> What you are asked to do: Copy each line below in which the string "this" occurs.

> Listed entries:
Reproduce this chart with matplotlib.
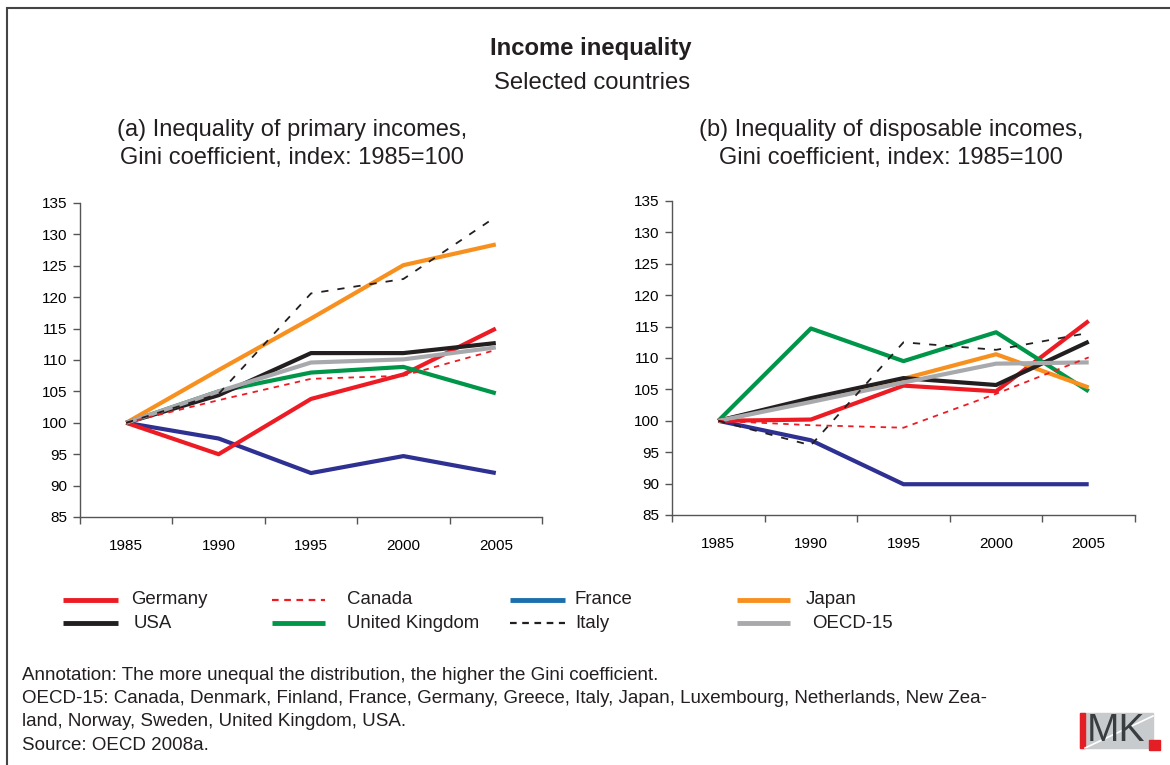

* * *

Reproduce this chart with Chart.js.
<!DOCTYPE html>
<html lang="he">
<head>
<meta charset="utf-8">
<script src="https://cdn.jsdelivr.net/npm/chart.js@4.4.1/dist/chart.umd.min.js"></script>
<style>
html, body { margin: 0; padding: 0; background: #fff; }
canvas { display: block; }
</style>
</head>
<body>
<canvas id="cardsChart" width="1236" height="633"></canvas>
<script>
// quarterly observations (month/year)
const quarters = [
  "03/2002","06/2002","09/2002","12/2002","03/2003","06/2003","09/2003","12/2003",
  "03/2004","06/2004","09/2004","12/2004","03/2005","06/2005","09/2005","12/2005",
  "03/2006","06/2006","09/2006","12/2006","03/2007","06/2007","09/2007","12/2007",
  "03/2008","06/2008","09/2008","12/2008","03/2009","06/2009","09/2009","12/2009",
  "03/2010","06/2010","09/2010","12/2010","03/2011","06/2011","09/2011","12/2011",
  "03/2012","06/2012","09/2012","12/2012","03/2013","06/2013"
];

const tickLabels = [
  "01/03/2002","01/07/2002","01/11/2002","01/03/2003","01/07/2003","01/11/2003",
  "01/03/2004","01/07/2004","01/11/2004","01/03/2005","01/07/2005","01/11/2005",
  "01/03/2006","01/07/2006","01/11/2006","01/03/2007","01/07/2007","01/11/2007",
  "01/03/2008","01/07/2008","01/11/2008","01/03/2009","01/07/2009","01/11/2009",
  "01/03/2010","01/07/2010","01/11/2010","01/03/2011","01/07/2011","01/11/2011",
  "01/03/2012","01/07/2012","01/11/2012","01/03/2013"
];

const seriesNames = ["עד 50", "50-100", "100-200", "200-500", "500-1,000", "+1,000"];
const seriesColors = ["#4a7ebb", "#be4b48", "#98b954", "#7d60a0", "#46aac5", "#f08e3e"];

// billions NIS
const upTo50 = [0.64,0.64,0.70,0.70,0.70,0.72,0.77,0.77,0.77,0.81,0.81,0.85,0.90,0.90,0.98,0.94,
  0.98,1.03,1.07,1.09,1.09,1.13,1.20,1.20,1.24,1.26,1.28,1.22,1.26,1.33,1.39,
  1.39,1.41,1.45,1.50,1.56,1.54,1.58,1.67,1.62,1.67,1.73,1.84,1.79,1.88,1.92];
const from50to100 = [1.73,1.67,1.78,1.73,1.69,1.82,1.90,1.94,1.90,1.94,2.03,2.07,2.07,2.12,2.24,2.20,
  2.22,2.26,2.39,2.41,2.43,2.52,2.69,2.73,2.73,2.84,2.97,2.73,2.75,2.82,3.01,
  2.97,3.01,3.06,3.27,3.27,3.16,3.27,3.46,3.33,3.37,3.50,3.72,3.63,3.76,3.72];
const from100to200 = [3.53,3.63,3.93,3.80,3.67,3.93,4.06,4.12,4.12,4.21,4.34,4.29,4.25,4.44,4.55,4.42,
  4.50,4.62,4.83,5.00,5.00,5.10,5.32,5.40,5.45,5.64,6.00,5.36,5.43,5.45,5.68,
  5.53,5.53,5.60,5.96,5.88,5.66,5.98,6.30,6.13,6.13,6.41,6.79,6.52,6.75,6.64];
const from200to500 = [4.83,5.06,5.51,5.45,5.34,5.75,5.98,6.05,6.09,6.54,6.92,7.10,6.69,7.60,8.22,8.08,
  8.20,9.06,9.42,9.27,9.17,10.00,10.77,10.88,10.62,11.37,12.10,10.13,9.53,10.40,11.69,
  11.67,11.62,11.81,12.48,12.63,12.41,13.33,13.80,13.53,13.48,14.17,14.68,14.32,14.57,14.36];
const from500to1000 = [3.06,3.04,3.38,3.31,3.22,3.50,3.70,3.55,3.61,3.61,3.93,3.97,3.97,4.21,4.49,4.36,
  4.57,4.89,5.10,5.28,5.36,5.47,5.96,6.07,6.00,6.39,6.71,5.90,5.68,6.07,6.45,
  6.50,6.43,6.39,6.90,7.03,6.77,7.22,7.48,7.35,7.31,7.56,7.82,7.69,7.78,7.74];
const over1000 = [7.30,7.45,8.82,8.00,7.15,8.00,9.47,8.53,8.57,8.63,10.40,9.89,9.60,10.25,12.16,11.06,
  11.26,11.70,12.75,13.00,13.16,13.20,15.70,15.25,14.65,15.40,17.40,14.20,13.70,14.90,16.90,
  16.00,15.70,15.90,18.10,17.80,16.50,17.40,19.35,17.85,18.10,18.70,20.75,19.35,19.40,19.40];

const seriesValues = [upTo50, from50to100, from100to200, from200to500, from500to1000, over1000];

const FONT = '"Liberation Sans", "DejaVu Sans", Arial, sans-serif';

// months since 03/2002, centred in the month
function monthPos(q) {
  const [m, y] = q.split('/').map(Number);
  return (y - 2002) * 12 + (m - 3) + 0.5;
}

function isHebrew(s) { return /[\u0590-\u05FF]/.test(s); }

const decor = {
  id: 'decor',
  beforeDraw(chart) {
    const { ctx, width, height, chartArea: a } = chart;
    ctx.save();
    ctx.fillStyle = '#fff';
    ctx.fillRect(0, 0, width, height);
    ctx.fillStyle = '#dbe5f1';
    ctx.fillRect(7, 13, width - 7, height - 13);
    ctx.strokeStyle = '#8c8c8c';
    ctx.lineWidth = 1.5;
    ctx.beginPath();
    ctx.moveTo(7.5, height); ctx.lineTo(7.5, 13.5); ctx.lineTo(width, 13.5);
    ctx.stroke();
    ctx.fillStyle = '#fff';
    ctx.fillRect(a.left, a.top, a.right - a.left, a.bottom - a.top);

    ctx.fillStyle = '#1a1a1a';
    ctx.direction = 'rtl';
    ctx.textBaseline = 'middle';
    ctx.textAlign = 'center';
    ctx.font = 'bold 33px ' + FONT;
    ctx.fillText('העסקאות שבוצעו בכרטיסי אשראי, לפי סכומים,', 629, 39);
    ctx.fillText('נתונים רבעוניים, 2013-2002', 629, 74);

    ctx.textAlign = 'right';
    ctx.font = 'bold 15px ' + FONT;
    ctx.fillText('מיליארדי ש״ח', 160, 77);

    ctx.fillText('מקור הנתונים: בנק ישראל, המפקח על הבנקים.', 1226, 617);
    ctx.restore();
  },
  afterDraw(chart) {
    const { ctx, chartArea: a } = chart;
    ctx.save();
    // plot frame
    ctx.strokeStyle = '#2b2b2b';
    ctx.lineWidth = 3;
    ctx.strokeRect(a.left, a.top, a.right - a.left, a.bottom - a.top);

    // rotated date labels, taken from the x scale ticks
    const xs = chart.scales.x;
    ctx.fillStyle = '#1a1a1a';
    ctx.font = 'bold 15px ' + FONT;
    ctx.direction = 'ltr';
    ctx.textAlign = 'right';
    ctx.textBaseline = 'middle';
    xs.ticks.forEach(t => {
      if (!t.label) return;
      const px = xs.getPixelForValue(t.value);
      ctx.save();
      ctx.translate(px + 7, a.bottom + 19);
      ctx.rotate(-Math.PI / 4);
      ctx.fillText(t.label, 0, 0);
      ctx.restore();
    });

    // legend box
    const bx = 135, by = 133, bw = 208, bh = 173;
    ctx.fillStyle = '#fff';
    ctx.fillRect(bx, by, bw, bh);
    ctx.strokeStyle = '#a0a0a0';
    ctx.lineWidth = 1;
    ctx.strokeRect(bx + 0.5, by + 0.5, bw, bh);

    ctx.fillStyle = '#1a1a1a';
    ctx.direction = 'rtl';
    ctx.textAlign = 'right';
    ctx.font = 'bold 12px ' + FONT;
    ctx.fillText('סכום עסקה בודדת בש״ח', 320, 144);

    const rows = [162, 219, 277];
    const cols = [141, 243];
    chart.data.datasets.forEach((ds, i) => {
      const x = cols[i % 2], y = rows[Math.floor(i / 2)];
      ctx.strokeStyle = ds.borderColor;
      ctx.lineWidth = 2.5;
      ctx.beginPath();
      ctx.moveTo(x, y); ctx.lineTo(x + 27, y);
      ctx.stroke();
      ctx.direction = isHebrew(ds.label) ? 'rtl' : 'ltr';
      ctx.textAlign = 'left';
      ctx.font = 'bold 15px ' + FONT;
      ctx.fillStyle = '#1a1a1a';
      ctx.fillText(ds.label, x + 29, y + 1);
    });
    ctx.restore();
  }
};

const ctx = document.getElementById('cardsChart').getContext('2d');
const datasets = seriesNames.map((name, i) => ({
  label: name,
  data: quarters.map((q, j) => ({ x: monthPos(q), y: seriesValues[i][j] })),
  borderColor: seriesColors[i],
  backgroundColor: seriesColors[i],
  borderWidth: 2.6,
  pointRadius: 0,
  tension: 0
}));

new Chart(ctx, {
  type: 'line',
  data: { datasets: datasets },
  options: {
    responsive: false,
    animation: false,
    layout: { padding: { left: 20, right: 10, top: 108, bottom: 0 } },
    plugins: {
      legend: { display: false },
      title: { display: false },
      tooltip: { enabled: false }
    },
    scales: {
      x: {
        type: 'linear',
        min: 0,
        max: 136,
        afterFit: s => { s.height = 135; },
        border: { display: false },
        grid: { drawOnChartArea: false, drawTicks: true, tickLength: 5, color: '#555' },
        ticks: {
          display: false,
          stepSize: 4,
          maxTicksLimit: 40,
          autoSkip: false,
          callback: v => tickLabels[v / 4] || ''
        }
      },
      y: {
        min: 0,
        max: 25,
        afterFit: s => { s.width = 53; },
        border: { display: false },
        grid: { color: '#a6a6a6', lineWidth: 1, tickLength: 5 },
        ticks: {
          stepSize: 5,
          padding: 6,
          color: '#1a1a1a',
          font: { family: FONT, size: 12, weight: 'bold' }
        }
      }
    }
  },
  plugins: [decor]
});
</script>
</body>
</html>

---

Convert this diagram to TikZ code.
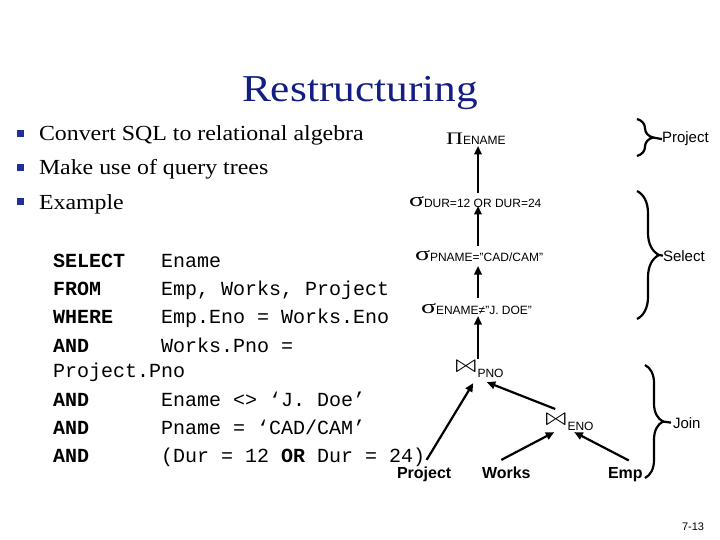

> The output:
Reproduce this chart with matplotlib.
Reproduce this chart with Chart.js.
Convert this diagram to TikZ code.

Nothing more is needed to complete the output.